I did my PhD studies in Sweden, where I had an awesome supervisor, but he was not good at grant writing. He was tenure-track himself, so it was up to me to sustain my PhD work. I spent all these years writing grant applications, being awarded small grants here and there, and it taught me a valuable lesson: Grant writing is a skill set in itself. It’s not the same as science. You have to be prepared for rejection upon rejection, so resilience is a major part of it. It was a hard lesson, but a valuable one.
What would you like to instill upon early-career investigators in this current climate?
I would say—and this is also part of our workshops in GRASP—that even though NIH has been the place to go for grants, to not put all your eggs in one basket. Look at different sources: foundation grants, philanthropic grants, and more. It might be even more important now to diversify your salary, your efforts, and your research funding.
Many great opportunities are listed on the Harvard Catalyst website. We often list internal grants available through the [HMS] system or other opportunities specifically targeted for junior faculty.
Your first experience with GRASP was as a postdoc KL2 awardee back in 2012. How did you end up back at GRASP as an advisor?
When I started my KL2 I was automatically enrolled in GRASP, and it was just such a revelation. I remember thinking: This is how you should go about writing grants and managing your science program overall. It put everything that I had learned the hard way into context. So many aspects of the process were crystallized. GRASP helped me get my first K award, as the application was a primary focus of my coursework.
After I was awarded the grant, the position as GRASP advisor opened up. I applied in part because I wanted to pay it back. Part of it was the opportunity for community-building and networking, which was an important aspect of GRASP for me as a postdoc. It was not grant-writing per se, but just meeting other people, students who were in the same kind of boat, supporting each other, and going through the process together.

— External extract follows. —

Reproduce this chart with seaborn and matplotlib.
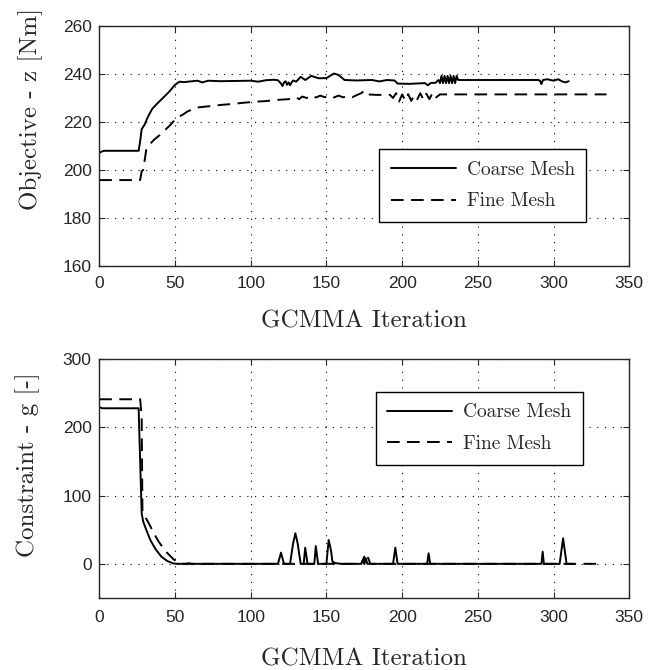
import numpy as np
import pandas as pd
import seaborn as sns
import matplotlib.pyplot as plt

# objective, coarse mesh
obj_coarse_x = [0, 1, 3, 26, 27, 28, 30, 32, 35, 38, 42, 46, 50, 53, 56, 60, 65, 68, 72, 80, 90, 100,
                105, 110, 115, 118, 120, 121, 122, 123, 124, 125, 126, 127, 128, 130, 133, 136, 140,
                145, 150, 155, 158, 162, 170, 180, 185, 190, 195, 197, 205, 215, 217, 219, 222, 224,
                225, 226, 227, 228, 229, 230, 231, 232, 233, 234, 235, 236, 237, 250, 270, 290, 291,
                292, 293, 296, 300, 303, 306, 308, 310]
obj_coarse_y = [207, 207.5, 208, 208, 212, 217, 219, 222, 225.5, 227.5, 230, 232.5, 235.5, 236.8,
                236.6, 236.9, 237.2, 236.5, 237.2, 237, 237.1, 237.2, 236.8, 237.4, 237.6, 237.4, 236,
                235, 236.5, 237, 235.5, 236.5, 235.3, 236.5, 237.3, 236.8, 238.8, 237.5, 239.2, 238.2,
                238.3, 240.2, 239.6, 237.5, 237.3, 237.5, 236.9, 237.5, 237.3, 236.0, 235.9, 236.2,
                235.3, 236.3, 236.3, 237.5, 236.2, 239.2, 236.2, 239.2, 236.2, 239.2, 236.2, 239.2,
                236.2, 239.2, 236.2, 239.2, 237.5, 237.5, 237.5, 237.5, 237.2, 235.8, 237.5, 237.8,
                237.2, 237.8, 236.8, 236.5, 237]

# objective, fine mesh
obj_fine_x = [0, 27, 28, 29, 31, 33, 36, 40, 44, 47, 51, 55, 58, 64, 70, 75, 80, 88, 95, 104, 110,
              117, 125, 130, 132, 134, 137, 140, 143, 146, 149, 152, 155, 158, 161, 164, 167, 170,
              173, 175, 177, 183, 192, 194, 196, 198, 200, 202, 204, 206, 208, 210, 212, 214, 216,
              218, 220, 222, 225, 335]
obj_fine_y = [195.8, 195.8, 199.5, 200, 208.3, 210.5, 212.5, 214.6, 217, 218.8, 221.7, 223, 224.3,
              226, 226.4, 226.7, 227.1, 227.5, 228, 228.5, 228.7, 229.2, 229.5, 230.3, 229.5, 230.6,
              230, 231, 230.2, 231, 230.3, 231, 230.2, 231, 230.3, 230.8, 230.3, 231.2, 232, 233,
              231.5, 231.3, 231.3, 230, 232, 228.5, 231.5, 229, 231.6, 228.8, 231.2, 229.5, 232,
              229.3, 231.8, 229.5, 232, 230, 231.5, 231.5]

# constraint, coarse mesh
con_coarse_x = [0, 2, 26, 27, 28, 29, 31, 33.7, 37, 41, 45, 49, 52, 57, 59, 61, 118, 120, 122, 126,
                128, 129.5, 131, 133, 135, 136, 137.5, 142, 143, 144.5, 150, 151.5, 153, 154, 156,
                160, 173, 174, 175, 176, 177, 194, 195.5, 197, 216.5, 217.5, 218.5, 292, 292.8,
                293.6, 304, 306.3, 308.6, 313]
con_coarse_y = [229.5, 227.8, 227.8, 150, 74, 62, 50, 35, 22, 10.5, 4, 0.5, 0, 0, 0.8, 0, 0, 16.4,
                0, 0, 30, 44.8, 30, 0, 0, 23.7, 0, 0, 26, 0, 0, 34.9, 20, 3, 1, 0, 0, 5, 0, 8, 0,
                0, 23.7, 0, 0, 15.5, 0, 0, 17.8, 0, 0, 37.4, 0, 0]

# constraint, fine mesh
con_fine_x = [0, 27, 28, 28.5, 30, 32.6, 36, 39.2, 44, 49, 53, 56, 173, 175, 176, 177.5, 179, 329]
con_fine_y = [241, 241, 215, 78.6, 70, 59.8, 45, 32.5, 18, 6.7, 0.5, 0, 0, 10.5, 0, 9, 0, 0]

labels = ['Coarse Mesh', 'Fine Mesh']

sns.set_style('ticks')
plt.rcParams['font.family'] = ['Liberation Sans', 'DejaVu Sans']
plt.rcParams['axes.unicode_minus'] = False
serif = ['cmr10', 'DejaVu Serif']

fig = plt.figure(figsize=(6.57, 6.70), dpi=100)
ax1 = fig.add_axes([0.1511, 0.603, 0.8067, 0.3582])
ax2 = fig.add_axes([0.1511, 0.1075, 0.8067, 0.3567])


def make_df(xc, yc, xf, yf):
    a = pd.DataFrame({'it': xc, 'val': yc, 'mesh': labels[0]})
    b = pd.DataFrame({'it': xf, 'val': yf, 'mesh': labels[1]})
    return pd.concat([a, b], ignore_index=True)


obj = make_df(obj_coarse_x, obj_coarse_y, obj_fine_x, obj_fine_y)
con = make_df(con_coarse_x, con_coarse_y, con_fine_x, con_fine_y)

setup = [
    # ax, data, ylim, yticks, ylabel, legend corner, xlabel y, ylabel (x, y), x tick pad
    (ax1, obj, (160, 260), np.arange(160, 261, 20), 'Objective - z [Nm]', (0.528, 0.486),
     -0.233, (-0.13, 0.654), 7),
    (ax2, con, (-50, 300), [0, 100, 200, 300], 'Constraint - g [-]', (0.5215, 0.863),
     -0.259, (-0.136, 0.556), 8.5),
]

for ax, df, ylim, yticks, ylab, leg_anchor, xl_y, yl_xy, xpad in setup:
    sns.lineplot(data=df, x='it', y='val', style='mesh', estimator=None, sort=False,
                 color='black', linewidth=1.4,
                 dashes={labels[0]: '', labels[1]: (6.5, 3.8)}, ax=ax, legend=False)
    ax.set_xlim(0, 350)
    ax.set_ylim(*ylim)
    ax.set_xticks(np.arange(0, 351, 50))
    ax.set_yticks(yticks)
    ax.grid(True, linestyle=(0, (1, 6)), color='black', linewidth=0.8)
    ax.tick_params(direction='in', top=True, right=True, labelsize=12.5, length=4, width=0.8)
    ax.tick_params(axis='x', pad=xpad)
    ax.tick_params(axis='y', pad=5.5)
    for s in ax.spines.values():
        s.set_linewidth(1.0)
    ax.set_xlabel('GCMMA Iteration', family=serif, fontsize=18)
    ax.set_ylabel(ylab, family=serif, fontsize=18)
    ax.xaxis.label.set_va('center')
    ax.yaxis.label.set_va('center')
    ax.xaxis.set_label_coords(0.5, xl_y)
    ax.yaxis.set_label_coords(*yl_xy)
    handles = ax.get_lines()[:2]
    leg = ax.legend(handles, labels, loc='upper left', bbox_to_anchor=leg_anchor,
                    borderaxespad=0, fancybox=False, framealpha=1, edgecolor='black',
                    handlelength=3.35, borderpad=0.6, labelspacing=0.7, handletextpad=0.55,
                    prop={'family': serif, 'size': 14})
    leg.get_frame().set_linewidth(1.0)

fig.savefig('out.png', dpi=100)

Over the seven years I’ve worked at GRASP, I’ve tried to increase these networking opportunities, creating different events where junior faculty meet. After one of our sessions, a woman came up to me and she told me how she had sat at a table at a GRASP workshop years before with two other women, and they had kept in contact over the years. They meet once a month over coffee or a glass of wine and just talk and support each other. They reach out to each other. I think that’s awesome.